Шизоид малообщителен по существу, не любит открывать людям в подробностях душу, хотя внешне бывает весьма разговорчив, остроумен и любезен. Он, как уже отмечено, весьма раним. Раны от неприятностей и обид медленно затягиваются в нем, порождают все новые внутренние душевные конфликты, которые не выплеснуть из души ни агрессивно-эпилептоидным взрывом, ни освежающим циклоидным разрядом выразительных слов и движений. Психологическая защита шизоида отчасти состоит в том, что он, дабы не раниться лишний раз, сторонится истинного общения с людьми, иногда умело прикрываясь внешней легкой общительностью.

Ранимость шизоида обычно не сочетается с острой тревожностью по поводу своего благополучия, как это бывает у астеников и психастеников. В острой опасности психологическая защита здесь нередко дает себя знать страхом, проникнутым энергией азарта, интуитивно-глубокой и четкой работой мысли, верой в судьбу, как это звучит в лермонтовском Печорине («Фаталист») и как рассказывают об этом шизотимические летчики-испытатели, водолазы, солдаты.

Иногда шизоид кажется психологически покрытым какой-то невидимой стеклянной пленкой, настолько ощущается его душевная неприступность, желание находиться на дистанции вытянутой руки от людей. Это внешне гордые, застегнутые на все пуговицы люди, отличающиеся внутренней ранимостью и неуверенностью.
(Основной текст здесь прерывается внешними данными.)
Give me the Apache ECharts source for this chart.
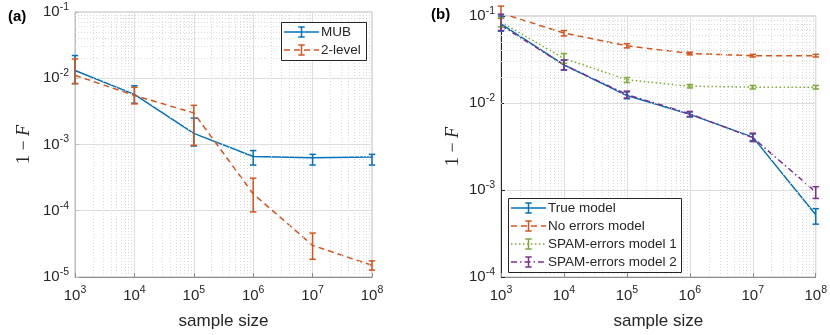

Известная эмоциональная бесчувственность сочетается в шизоиде с изюминами острой чувствительности. Даже холодный шизоидный фашист-преступник, уничтожив спокойно несколько сотен ни в чем не повинных детей и женщин в газовой камере, вскоре после этого искренне-трогательно может плакать над стихотворением Шиллера либо слушая из приемника музыку Бетховена и рассматривая фотографию жены и детей. Или нежный, жалостливый, мягкий, поэтически источающий внутреннее свое духовное благородство шизоид вдруг выказывает стеклянный холодок к умирающей матери, отказываясь помириться и попрощаться с ней, поскольку она когда-то обидела его своим равнодушием к его возлюбленной. И здесь парадоксальность сказывается в том, что полярные движения души сосуществуют друг с другом, будучи друг от друга изолированы.